My son played a song in the car and I actually liked it. Hell has frozen over.
I don’t drink alcohol, I drink spirits.
I’m not an alcoholic, I am spiritual.
I’m worried that I encouraged my kids to marry someone for their character and intellect and now I’m gonna end up with nerd grandkids.
Nobody:
My husband: That’s it. I’m going to bring back jean shorts.

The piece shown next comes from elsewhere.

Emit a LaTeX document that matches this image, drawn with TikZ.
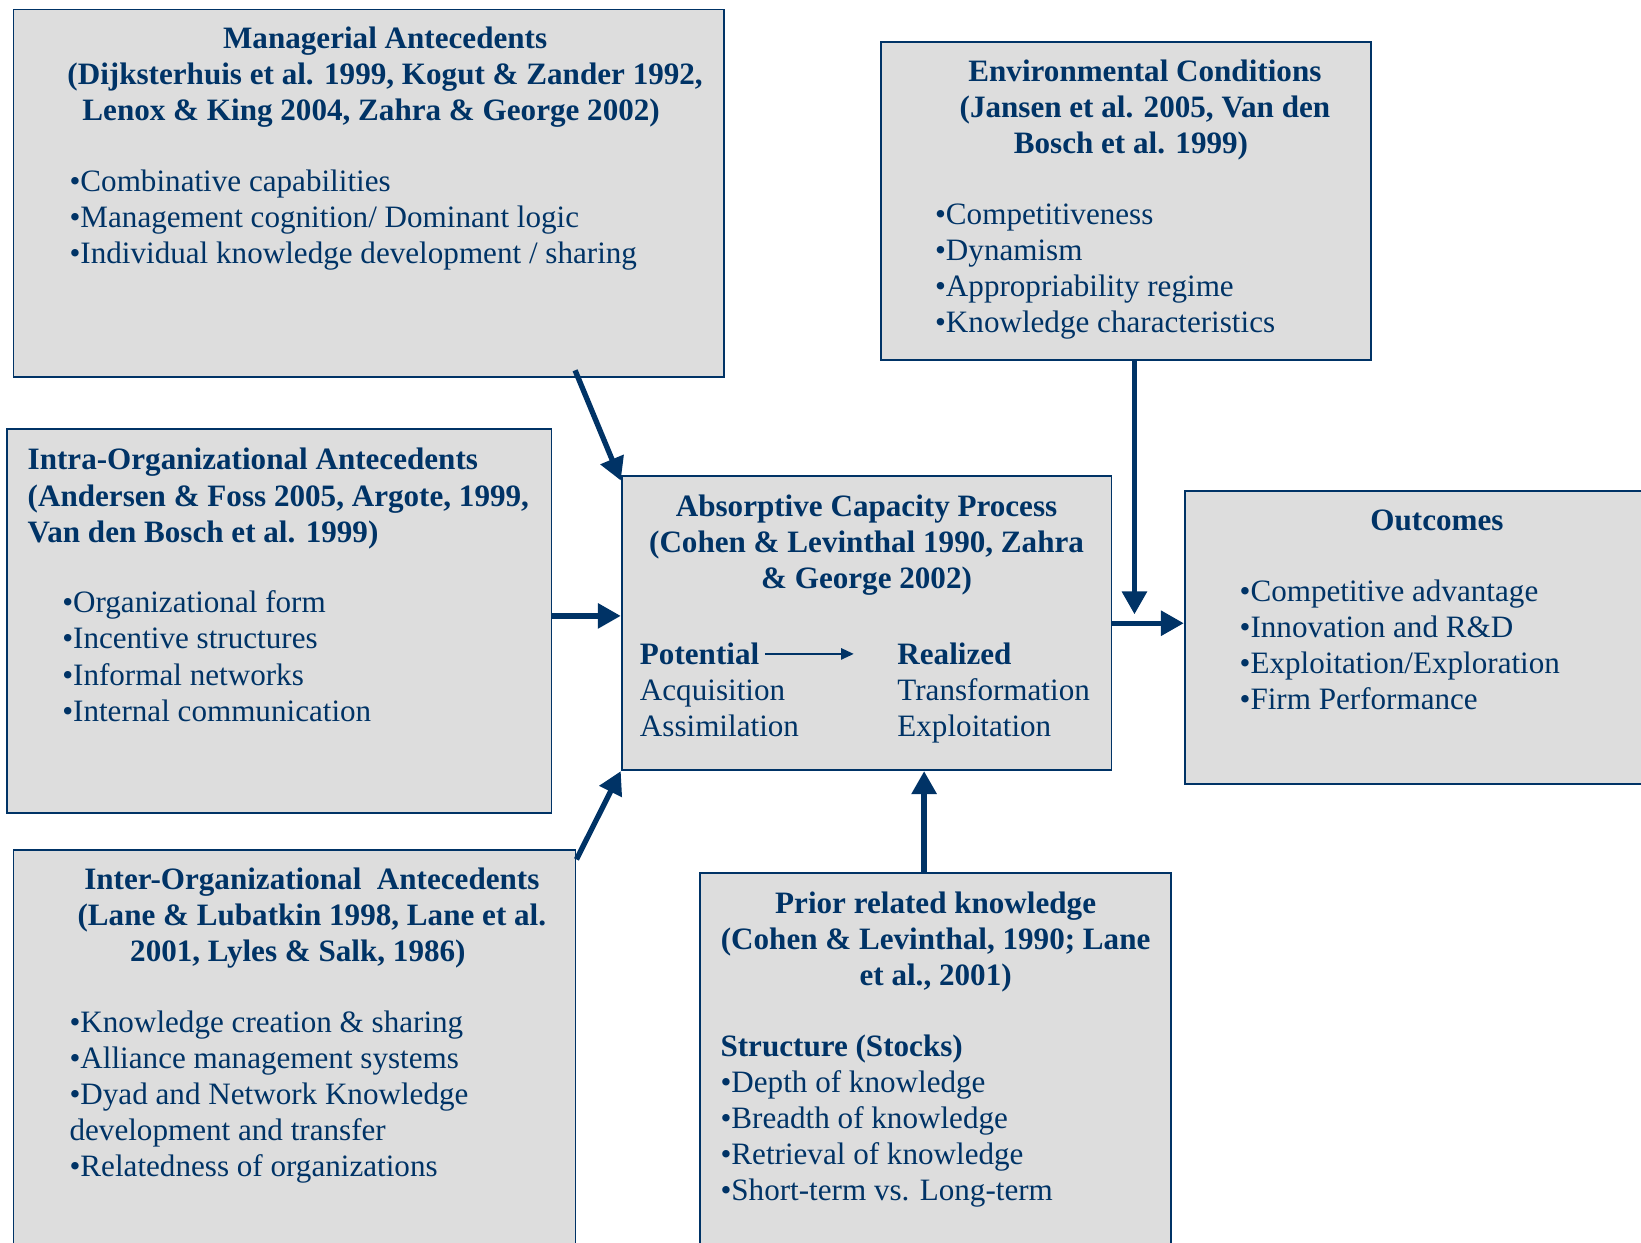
\documentclass[tikz,border=0pt]{standalone}
\usepackage{fontspec}
\setmainfont{Liberation Serif}
\usetikzlibrary{arrows.meta,calc,fit}
\definecolor{navy}{RGB}{0,51,102}
\definecolor{boxgray}{RGB}{221,221,221}

\begin{document}
\begin{tikzpicture}[x=0.01448cm,y=-0.01448cm,
  every node/.style={text=navy,font=\fontsize{12.25}{14.2}\selectfont,inner sep=0pt},
  box/.style={draw=navy,fill=boxgray,line width=0.7pt,inner sep=0pt},
  headtext/.style={font=\fontsize{12.25}{14.2}\selectfont\bfseries,align=center,anchor=base},
  items/.style={align=left,anchor=base west},
  flow/.style={draw=navy,line width=2.1pt,-{Triangle[length=9pt,width=9.5pt]}},
  link/.style={draw=navy,line width=0.6pt,-{Triangle[length=5pt,width=4.5pt]}}]
\useasboundingbox (0,0) rectangle (1568,1187);
\clip (0,0) rectangle (1568,1187);

% boxes
\node[box,fit={(13,9) (692,360)}] (mgr) {};
\node[box,fit={(842,40) (1310,344)}] (env) {};
\node[box,fit={(7,410) (527,777)}] (intra) {};
\node[box,fit={(594,455) (1062,736)}] (acap) {};
\node[box,fit={(1132,469) (1620,749)}] (out) {};
\node[box,fit={(13,812) (550,1230)}] (inter) {};
\node[box,fit={(669,834) (1119,1230)}] (prior) {};

% texts, placed at the baseline of their last line
% managerial
\node[headtext] (mgrhead) at (368,115) {Managerial Antecedents\\(Dijksterhuis et al. 1999, Kogut \& Zander 1992,\\Lenox \& King 2004, Zahra \& George 2002)\kern11pt};
\node[items] (mgritems) at (66,252) {•Combinative capabilities\\•Management cognition/ Dominant logic\\•Individual knowledge development / sharing};

% environment
\node[headtext] (envhead) at (1094,147) {Environmental Conditions\\(Jansen et al. 2005, Van den\\Bosch et al. 1999)\kern11pt};
\node[items] (envitems) at (893,318) {•Competitiveness\\•Dynamism\\•Appropriability regime\\•Knowledge characteristics};

% intra-organizational
\node[headtext,align=left,anchor=base west] (intrahead) at (26,518) {Intra-Organizational Antecedents\\(Andersen \& Foss 2005, Argote, 1999,\\Van den Bosch et al. 1999)};
\node[items] (intraitems) at (59,689) {•Organizational form\\•Incentive structures\\•Informal networks\\•Internal communication};

% absorptive capacity
\node[headtext] (acaphead) at (828,562) {Absorptive Capacity Process\\(Cohen \& Levinthal 1990, Zahra\\\& George 2002)};
\node[items,font=\fontsize{12.25}{14.2}\selectfont\bfseries] (pot) at (611,635) {Potential};
\node[items] (potitems) at (611,704) {Acquisition\\Assimilation};
\node[items,font=\fontsize{12.25}{14.2}\selectfont\bfseries] (real) at (857,635) {Realized};
\node[items] (realitems) at (857,704) {Transformation\\Exploitation};

% outcomes
\node[headtext] (outhead) at (1373,507) {Outcomes};
\node[items] (outitems) at (1184,678) {•Competitive advantage\\•Innovation and R\&D\\•Exploitation/Exploration\\•Firm Performance};

% inter-organizational
\node[headtext] (interhead) at (298,919) {Inter-Organizational\ \ Antecedents\\(Lane \& Lubatkin 1998, Lane et al.\\2001, Lyles \& Salk, 1986)\kern11pt};
\node[items] (interitems) at (66,1124) {•Knowledge creation \& sharing\\•Alliance management systems\\•Dyad and Network Knowledge\\development and transfer\\•Relatedness of organizations};

% prior knowledge
\node[headtext] (priorhead) at (894,942) {Prior related knowledge\\(Cohen \& Levinthal, 1990; Lane\\et al., 2001)};
\node[items] (prioritems) at (688,1147) {\textbf{Structure (Stocks)}\\•Depth of knowledge\\•Breadth of knowledge\\•Retrieval of knowledge\\•Short-term vs. Long-term};

% arrows
\draw[flow] ($(mgr.south)+(197,-7)$) -- ($(acap.north west)+(0,5)$);
\draw[flow] ($(intra.east)+(0,-5)$) coordinate (intraout) -- (intraout -| acap.west);
\draw[flow] ($(inter.north east)+(0,10)$) -- (acap.south west);
\coordinate (envend) at (1084,587);
\draw[flow] (env.south -| envend) -- (envend);
\draw[flow] (acap.east) -- (acap.east -| out.west);
\draw[flow] ($(prior.north)+(-11,0)$) coordinate (priorout) -- (priorout |- acap.south);
\draw[link,shorten >=17pt] ([xshift=2pt]pot.east) -- (pot.east -| real.west);
\end{tikzpicture}
\end{document}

One of my buddies lost his right arm in a car accident which is a huge bummer, so much money wasted on tattoos
If the office coffee pot doesn’t have to work until it’s banged on the counter neither do I
Vampire: can I take you out to dinner?
Girl: am I the dinner?
Vampire: (sweating) ha ha no
ME: sorry for the hold-up
TELLER: but you didn’t make me wait?
ME: *pulling a gun* haha no I’m Canadian
me: have you seen my hoodie?
her: you mean our hoodie???
Can I get a Hallelujah?
Hallelujah!
Can I get an Amen?
Amen!
Can I get you to watch my kids for five minutes?
*crickets*
Top three perverts that see you when you’re sleeping:
1. Santa.
2. God.
3. NSA.
This makes total sense…
what idiot named it jurassic world instead of parks and rex
If you’re renting, and your landlord has a no pets policy, you can keep bats as long as you pretend to be mad about it.
quick poll: why’d you break up with me in high school Alison
[being murdered]
Me: hey Alexa, how about a little mood music over here
media: how to watch tonight’s super blue moon
me: look up at the sky???
I am eggnogstic as in eggnog is my lord and savior
I never judge a book by its cover.
People, though, I can tell are evil by their stupid faces.
DATING TIP: Pick up the check. Pick up the table. Pick up the chairs and the waitress and the bartender. Everyone loves upper body strength.
Refused to mow my grass because I’m lazy and it got so high that my neighbor did it because he is trying to sell his house and needs the neighborhood to look good for potential buyers so don’t tell me your problems won’t go away if you ignore them
Officer pulled me over & asked if I knew what the speed limit was, like I’m getting paid to tell him his job.
🎶Row, row, Robocop
Gently down the stream
Directive one: Uphold the law
I am part machine🎶
A laugh track, but for every time my boss says “I need this done today.”
The so called genius at the Apple Store mentioned he has a girlfriend; thus, his geek credibility is compromised & I don’t trust his advice.